Hundreds of homes have been flooded from Cornwall to Scotland, with miles of coastline battered and roads and fields across the country left under water.
The Met Office has issued yellow warnings of rain in the south of England and snow in the north of England and southern parts of Scotland. Up to 30mm (1.1in) of rain could fall in just six hours, and there are more warnings of flooding and travel disruption.
Residents in Chiswell and Portland in Weymouth, Dorset, were evacuated ahead of high tide last night, while around 100 people living in Aberystwyth, Dyfed, were advised to move to higher ground, with many taking shelter in rest centres.
Meanwhile, searches resumed this morning in south Devon for missing 18-year-old Harry Martin - with more than 100 people volunteering to look for him.
The university student was last seen on Thursday afternoon leaving his home in Newton Ferrers, near Plymouth, to take photographs of the bad weather.
A Devon and Cornwall Police spokesman said: "The police, Devon Rescue Group, Coastguard, specialist search dogs and members of the public are continuing to search for Harry.
"Over 100 members of the public have volunteered to assist with searches in the local area of Newton Ferrers. We advise the public not to put themselves at risk."
Two people have already died in the storms. A 27-year-old man from Surrey was found on Porthleven Sands beach in Cornwall after he was swept out to sea on New Year's Eve night, and a woman died after being rescued from the sea in Croyde Bay, north Devon.
The ferocious weather has left widespread damage. In Aberystwyth debris was strewn across the promenade, rail lines in north Wales were left buckled by the power of the sea and a road collapsed in Amroth, Pembrokeshire.
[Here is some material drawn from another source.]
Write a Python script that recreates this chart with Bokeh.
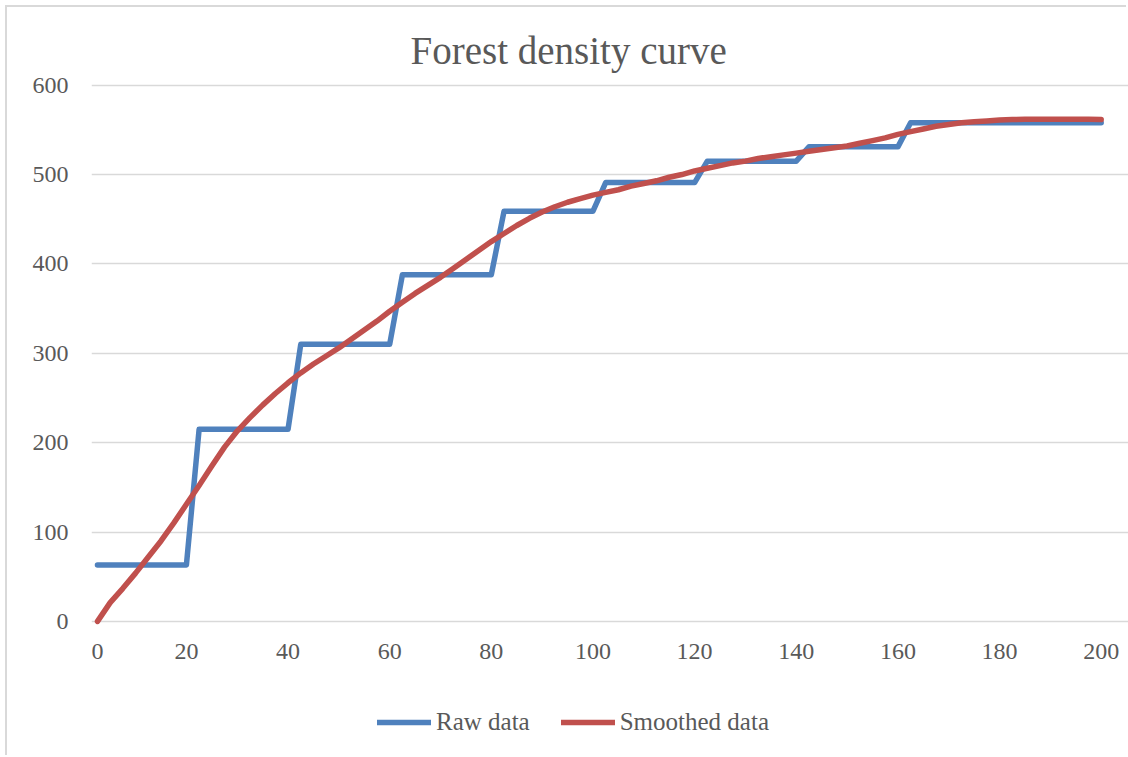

Aberystwyth University student Millie Farmer said the town's promenade was a "complete mess"
Miss Farmer, a second year geography student, estimated that hundreds of thousands of pounds worth of damage had been done.
"They're starting to clear up. It's a complete mess," said Miss Farmer, 19, who comes from Shepreth, Cambridgeshire.
"You can't see the road. The promenade slabs have been scattered everywhere. It's an extension of the beach.
"It's a real shame. The front was damaged by storms a few weeks ago. They'd only just repaired it. Now it's been ruined again."
Miss Farmer said seafront properties had been evacuated yesterday and rescue centres set up. She said waves had been "spectacular".
"The weather today is nothing like as bad as it was yesterday," she said. "But it was still pretty scary this morning. The waves hitting the front were twice as high as me - and I'm not far off six feet."
This morning's high tide caused some localised flooding to Looe and Port Gaverne in Cornwall but was not as bad as feared. Land's End Airport has also been closed due to a flooded airfield.
Emergency services rescued four people from a flooded farm in Llanbedr near Barmouth, north west Wales, the River Severn burst its banks in Gloucestershire and a pregnant woman was rescued after 30 properties were flooded in Cardigan, mid-Wales.
Officials around the country have pleaded with people to keep away as dozens put their life at risk by going to coastal areas to watch as the storm brought waves up to 40ft high crashing on to land.
A man and child were almost swept away by a huge wav.